## begin
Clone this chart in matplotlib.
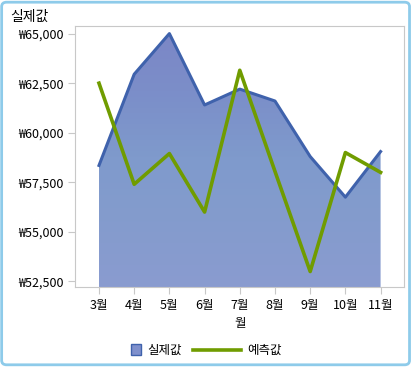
import matplotlib.pyplot as plt
import numpy as np
from matplotlib.patches import Patch, Rectangle, FancyBboxPatch
from matplotlib.lines import Line2D
from matplotlib.legend_handler import HandlerPatch
from matplotlib.colors import LinearSegmentedColormap
from matplotlib.ticker import FuncFormatter

plt.rcParams['font.family'] = ['Noto Sans CJK KR', 'DejaVu Sans']

# data
months = ['3월', '4월', '5월', '6월', '7월', '8월', '9월', '10월', '11월']
actual = [58350, 62950, 65000, 61400, 62200, 61600, 58800, 56750, 59050]
predicted = [62500, 57400, 58950, 56000, 63150, 58050, 53000, 59000, 58000]
yticks = [52500, 55000, 57500, 60000, 62500, 65000]

fig = plt.figure(figsize=(4.12, 3.67), dpi=100)
ax = fig.add_axes([0.183, 0.218, 0.798, 0.711])

x = np.arange(len(months))
line_col = '#3f62ac'
green = '#709c00'
ylo, yhi = 52220, 65380

# area fill with the slight vertical shading of the original
area = ax.fill_between(x, actual, ylo, facecolor='none', linewidth=0, zorder=1)
grad = LinearSegmentedColormap.from_list('g', ['#8a9bd0', '#849ccd', '#7f9acc', '#7b8ec9', '#7c86c6'])
img = ax.imshow(np.linspace(0, 1, 256).reshape(-1, 1), cmap=grad, origin='lower', aspect='auto',
                extent=(x[0], x[-1], ylo, yhi), zorder=1)
img.set_clip_path(area.get_paths()[0], transform=ax.transData)

ax.plot(x, actual, color=line_col, linewidth=2.2, zorder=2)
ax.plot(x, predicted, color=green, linewidth=2.6, zorder=3)

ax.set_xlim(-0.67, 8.67)
ax.set_ylim(ylo, yhi)
ax.set_xticks(x)
ax.set_xticklabels(months)
ax.set_yticks(yticks)
ax.yaxis.set_major_formatter(FuncFormatter(lambda v, p: '₩{:,.0f}'.format(v)))

for s in ax.spines.values():
    s.set_color('#c8c8c8')
ax.tick_params(colors='#c8c8c8', labelcolor='black', labelsize=9, length=5)
ax.set_xlabel('월', fontsize=9, labelpad=4)
fig.text(0.025, 0.955, '실제값', fontsize=10, va='center', ha='left')


# square legend key, pushed to the right end of its handle box
def square(legend, orig_handle, xdescent, ydescent, width, height, fontsize):
    s = 7.5
    return Rectangle((width - s - xdescent, (height - s) / 2 - ydescent), s, s)


handles = [Patch(facecolor='#7f90cc', edgecolor=line_col, linewidth=1),
           Line2D([0], [0], color=green, linewidth=2.6)]
fig.legend(handles, ['실제값', '예측값'], loc='center', bbox_to_anchor=(0.455, 0.045),
           ncol=2, frameon=False, fontsize=9, handlelength=3.8, columnspacing=0.9,
           handletextpad=0.5, handler_map={Patch: HandlerPatch(patch_func=square)})

border = FancyBboxPatch((0.004, 0.006), 0.99, 0.988, boxstyle='round,pad=0,rounding_size=0.012',
                        transform=fig.transFigure, facecolor='none', edgecolor='#8ecbea',
                        linewidth=2, zorder=10)
fig.patches.append(border)

plt.savefig('out.png', dpi=100)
## end
● **SET EXERCISE**
Exclude the images and reproduce the remaining data exactly.

● **EXERCISE OUTPUT**
Clone this chart in matplotlib.
import matplotlib.pyplot as plt
import numpy as np
from matplotlib.patches import Patch, Rectangle, FancyBboxPatch
from matplotlib.lines import Line2D
from matplotlib.legend_handler import HandlerPatch
from matplotlib.colors import LinearSegmentedColormap
from matplotlib.ticker import FuncFormatter

plt.rcParams['font.family'] = ['Noto Sans CJK KR', 'DejaVu Sans']

# data
months = ['3월', '4월', '5월', '6월', '7월', '8월', '9월', '10월', '11월']
actual = [58350, 62950, 65000, 61400, 62200, 61600, 58800, 56750, 59050]
predicted = [62500, 57400, 58950, 56000, 63150, 58050, 53000, 59000, 58000]
yticks = [52500, 55000, 57500, 60000, 62500, 65000]

fig = plt.figure(figsize=(4.12, 3.67), dpi=100)
ax = fig.add_axes([0.183, 0.218, 0.798, 0.711])

x = np.arange(len(months))
line_col = '#3f62ac'
green = '#709c00'
ylo, yhi = 52220, 65380

# area fill with the slight vertical shading of the original
area = ax.fill_between(x, actual, ylo, facecolor='none', linewidth=0, zorder=1)
grad = LinearSegmentedColormap.from_list('g', ['#8a9bd0', '#849ccd', '#7f9acc', '#7b8ec9', '#7c86c6'])
img = ax.imshow(np.linspace(0, 1, 256).reshape(-1, 1), cmap=grad, origin='lower', aspect='auto',
                extent=(x[0], x[-1], ylo, yhi), zorder=1)
img.set_clip_path(area.get_paths()[0], transform=ax.transData)

ax.plot(x, actual, color=line_col, linewidth=2.2, zorder=2)
ax.plot(x, predicted, color=green, linewidth=2.6, zorder=3)

ax.set_xlim(-0.67, 8.67)
ax.set_ylim(ylo, yhi)
ax.set_xticks(x)
ax.set_xticklabels(months)
ax.set_yticks(yticks)
ax.yaxis.set_major_formatter(FuncFormatter(lambda v, p: '₩{:,.0f}'.format(v)))

for s in ax.spines.values():
    s.set_color('#c8c8c8')
ax.tick_params(colors='#c8c8c8', labelcolor='black', labelsize=9, length=5)
ax.set_xlabel('월', fontsize=9, labelpad=4)
fig.text(0.025, 0.955, '실제값', fontsize=10, va='center', ha='left')


# square legend key, pushed to the right end of its handle box
def square(legend, orig_handle, xdescent, ydescent, width, height, fontsize):
    s = 7.5
    return Rectangle((width - s - xdescent, (height - s) / 2 - ydescent), s, s)


handles = [Patch(facecolor='#7f90cc', edgecolor=line_col, linewidth=1),
           Line2D([0], [0], color=green, linewidth=2.6)]
fig.legend(handles, ['실제값', '예측값'], loc='center', bbox_to_anchor=(0.455, 0.045),
           ncol=2, frameon=False, fontsize=9, handlelength=3.8, columnspacing=0.9,
           handletextpad=0.5, handler_map={Patch: HandlerPatch(patch_func=square)})

border = FancyBboxPatch((0.004, 0.006), 0.99, 0.988, boxstyle='round,pad=0,rounding_size=0.012',
                        transform=fig.transFigure, facecolor='none', edgecolor='#8ecbea',
                        linewidth=2, zorder=10)
fig.patches.append(border)

plt.savefig('out.png', dpi=100)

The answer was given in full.